Paper Money

Rare Chinese notes top $25,000 in Hong Kong sale

Four pieces of rare Chinese paper money sold for more than $25,000 each at the more than 3,000-lot Stack’s Bowers Ponterio Hong Kong auction that ended Oct. 13. All prices cited include the buyer’s fee.

A final price of $52,800 was the result for a Paper Money Guaranty Gem Uncirculated $50 specimen note printed in London by Waterlow & Sons for The Hong Kong & Shanghai Banking Corporation. It is dated Jan. 1, 1923. The face has a vignette of a bare-headed Mercury in the center with arms at left and the Great Wall on the right. The bank’s headquarters building is on the back. This was the first time the auction firm ever offered this piece.

Close behind and also offered for the first time, realizing $48,000, close to its upper estimate of $50,000, was a rare Very Fine 20 unlisted remainder of a circa 1860s undated 50-tael note from the Shanghai branch of the Bank of Hindustan, China & Japan Limited. The actual notes were printed in 1863, but are so rare that they are normally found only as remainders. This bank, headquartered in London, existed only from 1863 to 1866, when it failed during the worldwide Panic of 1866. It also had branches in Calcutta, Bombay, Hong Kong, Manila, and Singapore.

Even though it may not win any prizes for beauty, one of the most interesting and unusual lots in the auction was a note printed on cloth from a Chinese Communist bank in 1933. The Szechuan-Shensi Provincial Soviet Workers and Farmers Bank issued this 1-yuan note with a hybrid Sino-Soviet theme. The center of the face has a bust of Josef Stalin in the center with what are described as a pair of Chinese Communist Party versions of the hammer and sickle emblem below. Next to them are a pair of soldiers spreading the gospel of the revolution. The back has a red star between two Chinese Red Army soldiers and “1933” below. It also has a stamp and two serial numbers in red and the word for “one” in Russian repeated twice. The lot description mentions that while Stalin is depicted on this note, he was never shown on Russian currency. The selling price was $31,200. PCGS Currency graded it as Very Fine 25 Apparent with mounting remnants on the face in the corners.

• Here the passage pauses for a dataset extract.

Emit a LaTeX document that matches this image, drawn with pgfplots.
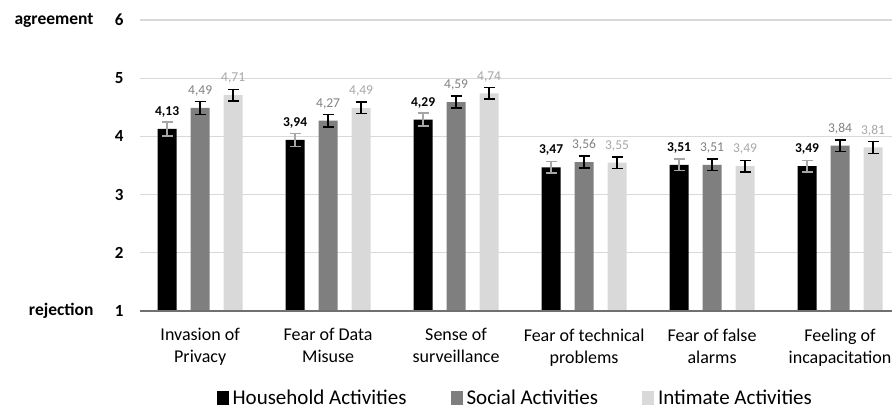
\documentclass[border=0pt]{standalone}
\usepackage{pgfplots}
\pgfplotsset{compat=1.18}
\usepackage{pgfplotstable}
\usepackage{fontspec}
\setmainfont{Carlito}
\definecolor{socialc}{HTML}{7F7F7F}
\definecolor{intimc}{HTML}{D9D9D9}
\definecolor{socialt}{HTML}{808080}
\definecolor{intimt}{HTML}{A6A6A6}
\definecolor{gridc}{HTML}{D9D9D9}
\definecolor{basec}{HTML}{707070}
\pgfplotstableread{
x y e
0 4.13 0.12
1 3.94 0.11
2 4.29 0.11
3 3.47 0.10
4 3.51 0.10
5 3.49 0.10
}\household
\pgfplotstableread{
x y e
0 4.49 0.11
1 4.27 0.11
2 4.59 0.10
3 3.56 0.10
4 3.51 0.10
5 3.84 0.10
}\social
\pgfplotstableread{
x y e
0 4.71 0.10
1 4.49 0.10
2 4.74 0.10
3 3.55 0.10
4 3.49 0.10
5 3.81 0.10
}\intimate
\begin{document}
\begin{tikzpicture}
\begin{axis}[
  scale only axis, width=752pt, height=291pt,
  xmin=-0.47, xmax=5.406, ymin=1, ymax=6,
  clip=false,
  /pgf/number format/assume math mode=true,
  ybar=14pt, bar width=19pt,
  axis line style={draw=none},
  major tick length=0pt,
  ytick={1,2,3,4,5,6},
  ymajorgrids, grid style={gridc, line width=1.2pt},
  yticklabel style={font=\bfseries\fontsize{17}{17}\selectfont, xshift=-13pt},
  xtick=data,
  xticklabels={{Invasion of\\Privacy},{Fear of Data\\Misuse},{Sense of\\surveillance},{Fear of technical\\problems},{Fear of false\\alarms},{Feeling of\\incapacitation}},
  xticklabel style={align=center, font=\fontsize{18}{22}\selectfont, yshift=-14pt},
  nodes near coords={\pgfmathprintnumber[use comma,fixed,precision=2,fixed zerofill,assume math mode=true]{\pgfplotspointmeta}},
  nodes near coords align={anchor=south, yshift=8pt},
  legend style={at={(0.499,-0.299)}, anchor=center, draw=none, legend columns=3,
    font=\fontsize{21}{21}\selectfont, column sep=2pt,
    /tikz/every even column/.append style={column sep=42pt}},
  legend image code/.code={\fill[#1] (0pt,-7pt) rectangle (12pt,7pt);},
]
\addplot[fill=black, draw=none,
  nodes near coords style={font=\bfseries\fontsize{13.5}{13.5}\selectfont, text=black},
  error bars/.cd, y dir=both, y explicit,
  error bar style={intimt, line width=1.5pt},
  error mark options={intimt, line width=1.5pt, mark size=5.5pt, rotate=90}]
  table[x=x, y=y, y error=e] {\household};
\addplot[fill=socialc, draw=none,
  nodes near coords style={font=\fontsize{13.5}{13.5}\selectfont, text=socialt},
  error bars/.cd, y dir=both, y explicit,
  error bar style={black, line width=1.5pt},
  error mark options={black, line width=1.5pt, mark size=5.5pt, rotate=90}]
  table[x=x, y=y, y error=e] {\social};
\addplot[fill=intimc, draw=none,
  nodes near coords style={font=\fontsize{13.5}{13.5}\selectfont, text=intimt},
  error bars/.cd, y dir=both, y explicit,
  error bar style={black, line width=1.5pt},
  error mark options={black, line width=1.5pt, mark size=5.5pt, rotate=90}]
  table[x=x, y=y, y error=e] {\intimate};
\legend{Household Activities, Social Activities, Intimate Activities}
\draw[basec, line width=2pt] (rel axis cs:0,0) -- (rel axis cs:1,0);
\coordinate (BL) at (rel axis cs:0,0);
\node[anchor=east, font=\bfseries\fontsize{17.5}{17.5}\selectfont] at ([xshift=-43pt]rel axis cs:0,1) {agreement};
\node[anchor=east, font=\bfseries\fontsize{17.5}{17.5}\selectfont] at ([xshift=-43pt]rel axis cs:0,0) {rejection};
\end{axis}
\pgfresetboundingbox
\path[use as bounding box] ([shift={(-140pt,-99pt)}]BL) rectangle ++(892pt,410pt);
\end{tikzpicture}
\end{document}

An American Bank Note Company 100-dollar specimen note from Oct. 1, 1909, in Choice Uncirculated 63 from Ta-Ching Government Bank sold for $27,600. Qing Dynasty politician, diplomat, and general, Li Hongzhang (1823 to 1901) is on the face along with the 15th century Temple of Heaven in Beijing. In the center is a green and orange guilloche. A gazebo appears on the back. Serial numbers of red zeroes are on both sides.

A nice surprise for the consignor of a Peoples Bank of China 1,000-yuan note of 1949 in PMG Gem Uncirculated 65 was that it sold for $26,400 instead of the $4,000 to $6,000 estimate. Typical of issues from this era, the face has a trio of tractors plowing a field, and field workers are on the back.

Also sold at $26,400 was a $1 note issued by the Hong Kong & Shanghai Banking Corporation in December 1873 in PMG Choice Very Fine 35. It was printed by Ashby and Company in London.